* Requirement *
Lines that include the word "matplotlib" are the ones to copy.

[Stored items from a collection]
• • • •
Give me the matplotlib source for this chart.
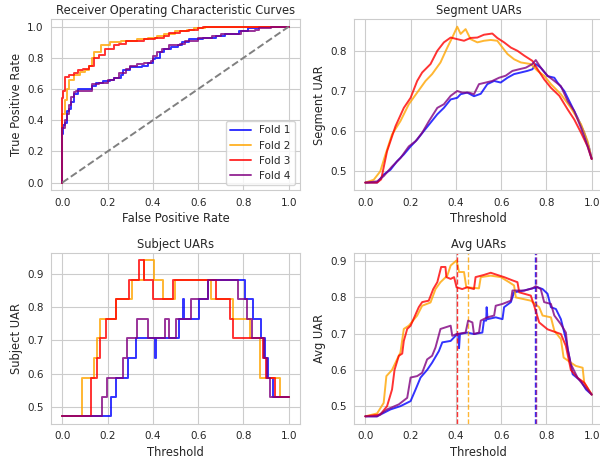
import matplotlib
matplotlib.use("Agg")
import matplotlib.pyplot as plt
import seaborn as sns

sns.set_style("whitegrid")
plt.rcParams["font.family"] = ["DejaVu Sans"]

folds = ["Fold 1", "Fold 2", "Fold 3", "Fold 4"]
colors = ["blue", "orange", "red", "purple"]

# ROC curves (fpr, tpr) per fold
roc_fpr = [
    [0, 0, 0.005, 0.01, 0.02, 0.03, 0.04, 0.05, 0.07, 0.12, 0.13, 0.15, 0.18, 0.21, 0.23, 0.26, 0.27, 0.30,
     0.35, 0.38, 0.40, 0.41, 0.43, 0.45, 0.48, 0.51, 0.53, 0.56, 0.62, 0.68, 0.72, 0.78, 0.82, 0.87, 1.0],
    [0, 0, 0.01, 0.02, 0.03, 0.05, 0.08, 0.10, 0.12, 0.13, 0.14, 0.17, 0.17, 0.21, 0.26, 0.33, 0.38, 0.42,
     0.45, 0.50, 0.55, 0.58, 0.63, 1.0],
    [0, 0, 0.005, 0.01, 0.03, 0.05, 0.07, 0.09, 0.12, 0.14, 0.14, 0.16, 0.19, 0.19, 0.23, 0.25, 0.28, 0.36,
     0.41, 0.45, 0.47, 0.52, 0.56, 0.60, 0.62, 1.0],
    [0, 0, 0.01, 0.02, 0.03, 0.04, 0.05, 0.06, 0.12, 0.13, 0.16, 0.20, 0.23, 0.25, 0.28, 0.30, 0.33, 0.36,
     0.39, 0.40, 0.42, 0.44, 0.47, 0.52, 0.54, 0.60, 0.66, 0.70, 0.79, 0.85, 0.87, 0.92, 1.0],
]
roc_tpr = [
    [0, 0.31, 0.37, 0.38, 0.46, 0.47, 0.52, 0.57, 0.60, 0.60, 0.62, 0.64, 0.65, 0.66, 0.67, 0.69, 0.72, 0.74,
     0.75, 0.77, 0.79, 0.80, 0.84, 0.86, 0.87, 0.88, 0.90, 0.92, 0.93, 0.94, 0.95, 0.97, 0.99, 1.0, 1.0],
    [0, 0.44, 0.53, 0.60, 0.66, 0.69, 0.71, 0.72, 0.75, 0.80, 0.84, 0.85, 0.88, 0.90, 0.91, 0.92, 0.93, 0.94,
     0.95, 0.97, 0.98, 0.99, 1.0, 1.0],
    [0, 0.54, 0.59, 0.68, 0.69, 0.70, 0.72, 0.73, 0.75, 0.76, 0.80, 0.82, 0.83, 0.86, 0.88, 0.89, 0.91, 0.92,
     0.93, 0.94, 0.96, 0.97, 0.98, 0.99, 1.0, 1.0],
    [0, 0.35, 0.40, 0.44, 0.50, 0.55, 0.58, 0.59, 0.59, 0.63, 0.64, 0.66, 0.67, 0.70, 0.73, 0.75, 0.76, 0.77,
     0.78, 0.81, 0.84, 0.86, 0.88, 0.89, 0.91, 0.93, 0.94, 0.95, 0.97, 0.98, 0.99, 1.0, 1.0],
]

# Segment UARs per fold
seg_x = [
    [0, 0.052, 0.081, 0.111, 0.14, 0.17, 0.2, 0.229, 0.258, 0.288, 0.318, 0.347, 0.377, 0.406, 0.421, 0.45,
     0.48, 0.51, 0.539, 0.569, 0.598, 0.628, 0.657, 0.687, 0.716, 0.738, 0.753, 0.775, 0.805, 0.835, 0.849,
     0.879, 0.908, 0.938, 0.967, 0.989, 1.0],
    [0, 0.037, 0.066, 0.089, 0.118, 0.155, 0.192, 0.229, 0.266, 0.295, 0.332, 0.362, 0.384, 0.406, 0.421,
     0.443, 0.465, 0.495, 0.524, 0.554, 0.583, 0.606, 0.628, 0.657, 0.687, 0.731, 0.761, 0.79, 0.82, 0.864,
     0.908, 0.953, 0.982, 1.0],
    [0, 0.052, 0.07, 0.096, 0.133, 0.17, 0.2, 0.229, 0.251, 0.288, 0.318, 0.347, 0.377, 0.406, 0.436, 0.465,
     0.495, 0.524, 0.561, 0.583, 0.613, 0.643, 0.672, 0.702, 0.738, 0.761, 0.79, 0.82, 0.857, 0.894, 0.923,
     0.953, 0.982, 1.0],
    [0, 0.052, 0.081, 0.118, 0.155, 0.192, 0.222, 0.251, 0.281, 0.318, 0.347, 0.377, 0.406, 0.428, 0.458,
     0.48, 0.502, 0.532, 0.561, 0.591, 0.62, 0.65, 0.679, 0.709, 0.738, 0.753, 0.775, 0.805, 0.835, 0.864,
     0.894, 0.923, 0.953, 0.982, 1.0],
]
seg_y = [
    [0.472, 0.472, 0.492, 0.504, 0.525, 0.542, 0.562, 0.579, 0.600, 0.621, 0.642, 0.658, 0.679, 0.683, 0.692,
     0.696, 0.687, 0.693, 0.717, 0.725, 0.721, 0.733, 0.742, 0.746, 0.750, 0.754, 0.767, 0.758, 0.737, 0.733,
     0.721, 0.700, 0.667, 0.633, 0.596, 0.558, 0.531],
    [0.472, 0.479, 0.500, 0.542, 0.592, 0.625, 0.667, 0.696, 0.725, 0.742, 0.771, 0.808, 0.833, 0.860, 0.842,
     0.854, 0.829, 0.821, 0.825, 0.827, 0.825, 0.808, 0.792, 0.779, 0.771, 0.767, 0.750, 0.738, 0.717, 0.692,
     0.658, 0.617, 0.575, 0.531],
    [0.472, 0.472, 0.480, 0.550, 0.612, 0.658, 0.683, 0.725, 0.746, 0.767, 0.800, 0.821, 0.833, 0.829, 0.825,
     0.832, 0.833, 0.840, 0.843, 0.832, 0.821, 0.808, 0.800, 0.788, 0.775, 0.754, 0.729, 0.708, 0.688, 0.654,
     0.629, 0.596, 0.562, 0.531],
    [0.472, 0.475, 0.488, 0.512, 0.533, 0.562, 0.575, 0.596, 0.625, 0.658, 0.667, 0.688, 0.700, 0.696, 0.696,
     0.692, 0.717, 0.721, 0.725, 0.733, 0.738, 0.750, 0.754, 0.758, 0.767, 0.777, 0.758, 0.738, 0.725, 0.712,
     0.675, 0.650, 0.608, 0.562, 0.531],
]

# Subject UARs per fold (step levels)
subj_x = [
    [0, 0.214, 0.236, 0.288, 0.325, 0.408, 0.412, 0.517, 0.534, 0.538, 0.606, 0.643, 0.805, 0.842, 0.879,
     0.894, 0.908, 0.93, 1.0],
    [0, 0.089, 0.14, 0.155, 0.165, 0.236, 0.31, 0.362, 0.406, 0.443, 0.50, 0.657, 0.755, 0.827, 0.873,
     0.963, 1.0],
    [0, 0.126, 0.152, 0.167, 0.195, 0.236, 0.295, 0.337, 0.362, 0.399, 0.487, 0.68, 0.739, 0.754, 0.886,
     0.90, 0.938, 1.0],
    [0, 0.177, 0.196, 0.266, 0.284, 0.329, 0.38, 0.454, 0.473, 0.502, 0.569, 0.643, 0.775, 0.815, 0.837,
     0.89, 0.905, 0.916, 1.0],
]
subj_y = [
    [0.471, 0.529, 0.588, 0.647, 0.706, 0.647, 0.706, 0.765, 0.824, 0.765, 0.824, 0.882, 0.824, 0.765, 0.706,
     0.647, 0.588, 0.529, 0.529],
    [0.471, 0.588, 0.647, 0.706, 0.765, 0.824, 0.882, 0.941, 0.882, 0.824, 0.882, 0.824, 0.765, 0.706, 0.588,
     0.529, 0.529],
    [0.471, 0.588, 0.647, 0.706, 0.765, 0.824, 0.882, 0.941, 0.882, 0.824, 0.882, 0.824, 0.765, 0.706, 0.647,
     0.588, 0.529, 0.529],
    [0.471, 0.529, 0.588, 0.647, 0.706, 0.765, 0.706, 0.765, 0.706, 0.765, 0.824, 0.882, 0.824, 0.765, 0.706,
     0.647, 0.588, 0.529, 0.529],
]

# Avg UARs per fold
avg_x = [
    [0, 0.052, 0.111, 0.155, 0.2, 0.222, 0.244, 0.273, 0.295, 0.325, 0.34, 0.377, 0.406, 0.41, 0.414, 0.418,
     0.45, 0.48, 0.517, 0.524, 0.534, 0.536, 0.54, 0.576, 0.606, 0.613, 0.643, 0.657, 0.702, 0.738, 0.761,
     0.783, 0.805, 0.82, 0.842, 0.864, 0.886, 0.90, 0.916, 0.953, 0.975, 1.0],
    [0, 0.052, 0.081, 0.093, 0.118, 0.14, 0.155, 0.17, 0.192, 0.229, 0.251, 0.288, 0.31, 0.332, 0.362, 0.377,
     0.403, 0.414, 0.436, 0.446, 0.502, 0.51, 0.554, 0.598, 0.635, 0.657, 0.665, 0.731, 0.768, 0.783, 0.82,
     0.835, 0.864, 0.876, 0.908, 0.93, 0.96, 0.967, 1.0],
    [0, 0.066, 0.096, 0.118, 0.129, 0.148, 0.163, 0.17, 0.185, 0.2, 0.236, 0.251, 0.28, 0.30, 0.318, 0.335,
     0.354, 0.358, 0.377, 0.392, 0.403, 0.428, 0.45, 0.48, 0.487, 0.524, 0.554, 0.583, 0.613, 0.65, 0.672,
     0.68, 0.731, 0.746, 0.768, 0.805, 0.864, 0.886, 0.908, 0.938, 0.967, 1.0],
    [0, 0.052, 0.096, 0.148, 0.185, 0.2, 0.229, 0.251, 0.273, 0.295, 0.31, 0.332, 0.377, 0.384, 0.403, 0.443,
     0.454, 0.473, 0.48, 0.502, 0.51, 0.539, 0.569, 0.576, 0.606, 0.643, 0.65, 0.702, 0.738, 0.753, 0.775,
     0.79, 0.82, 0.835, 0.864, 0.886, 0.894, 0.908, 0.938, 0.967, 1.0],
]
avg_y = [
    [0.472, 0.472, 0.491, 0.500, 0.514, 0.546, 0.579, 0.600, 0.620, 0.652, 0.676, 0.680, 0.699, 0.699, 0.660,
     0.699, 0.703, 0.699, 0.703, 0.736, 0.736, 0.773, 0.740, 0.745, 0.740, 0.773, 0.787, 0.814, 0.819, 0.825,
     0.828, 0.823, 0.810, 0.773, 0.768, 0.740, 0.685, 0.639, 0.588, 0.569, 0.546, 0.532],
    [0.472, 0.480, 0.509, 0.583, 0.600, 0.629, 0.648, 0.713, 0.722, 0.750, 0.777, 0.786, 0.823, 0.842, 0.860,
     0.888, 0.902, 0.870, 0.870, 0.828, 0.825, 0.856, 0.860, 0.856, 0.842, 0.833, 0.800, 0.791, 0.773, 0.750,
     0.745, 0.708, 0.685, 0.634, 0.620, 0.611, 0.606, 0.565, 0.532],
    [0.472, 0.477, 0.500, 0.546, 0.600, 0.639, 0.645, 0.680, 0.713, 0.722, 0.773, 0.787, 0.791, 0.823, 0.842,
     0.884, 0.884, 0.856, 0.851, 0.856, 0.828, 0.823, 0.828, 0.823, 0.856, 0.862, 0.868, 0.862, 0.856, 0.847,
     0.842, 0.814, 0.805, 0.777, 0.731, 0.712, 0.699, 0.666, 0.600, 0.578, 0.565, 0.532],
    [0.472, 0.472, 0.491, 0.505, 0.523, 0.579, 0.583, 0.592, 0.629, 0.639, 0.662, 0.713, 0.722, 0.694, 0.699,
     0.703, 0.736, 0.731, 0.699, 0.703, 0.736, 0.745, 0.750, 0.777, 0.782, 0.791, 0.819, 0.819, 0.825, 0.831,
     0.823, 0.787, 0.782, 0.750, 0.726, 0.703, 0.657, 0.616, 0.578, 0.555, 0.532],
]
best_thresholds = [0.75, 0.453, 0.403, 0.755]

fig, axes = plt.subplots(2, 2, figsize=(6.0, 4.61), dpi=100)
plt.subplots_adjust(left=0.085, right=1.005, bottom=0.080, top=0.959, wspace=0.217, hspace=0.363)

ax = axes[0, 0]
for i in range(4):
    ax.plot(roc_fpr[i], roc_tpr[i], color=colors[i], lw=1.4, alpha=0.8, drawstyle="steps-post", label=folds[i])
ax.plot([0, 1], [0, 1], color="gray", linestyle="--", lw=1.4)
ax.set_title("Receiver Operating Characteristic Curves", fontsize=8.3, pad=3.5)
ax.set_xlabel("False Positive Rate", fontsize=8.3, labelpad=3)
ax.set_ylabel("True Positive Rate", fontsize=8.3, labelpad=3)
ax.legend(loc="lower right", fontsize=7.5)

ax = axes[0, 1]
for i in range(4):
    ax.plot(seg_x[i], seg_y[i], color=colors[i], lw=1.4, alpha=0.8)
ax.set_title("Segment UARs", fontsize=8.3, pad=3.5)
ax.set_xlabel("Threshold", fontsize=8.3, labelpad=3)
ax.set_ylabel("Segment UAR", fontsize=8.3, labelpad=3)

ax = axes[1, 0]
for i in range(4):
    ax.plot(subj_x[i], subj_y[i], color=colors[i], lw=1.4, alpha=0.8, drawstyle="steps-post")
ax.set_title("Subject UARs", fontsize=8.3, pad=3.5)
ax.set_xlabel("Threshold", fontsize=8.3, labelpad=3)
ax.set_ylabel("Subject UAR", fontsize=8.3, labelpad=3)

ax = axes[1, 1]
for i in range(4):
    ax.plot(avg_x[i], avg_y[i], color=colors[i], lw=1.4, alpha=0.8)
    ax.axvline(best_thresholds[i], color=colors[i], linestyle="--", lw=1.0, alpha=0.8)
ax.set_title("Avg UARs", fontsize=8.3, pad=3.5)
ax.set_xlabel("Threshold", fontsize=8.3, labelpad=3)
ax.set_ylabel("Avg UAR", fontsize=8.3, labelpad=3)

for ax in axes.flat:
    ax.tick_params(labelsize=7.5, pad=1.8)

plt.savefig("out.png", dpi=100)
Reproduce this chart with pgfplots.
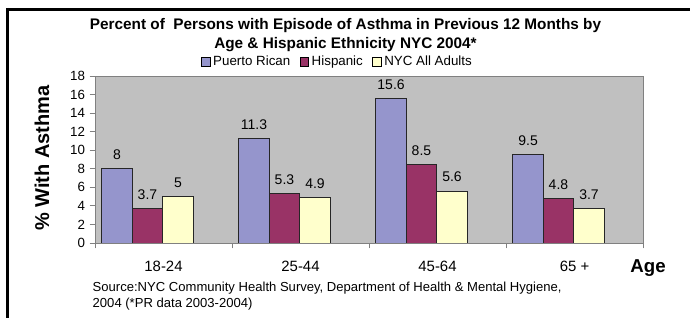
• • • •
* Output for this task *
Give me the matplotlib source for this chart.
import matplotlib
matplotlib.use("Agg")
import matplotlib.pyplot as plt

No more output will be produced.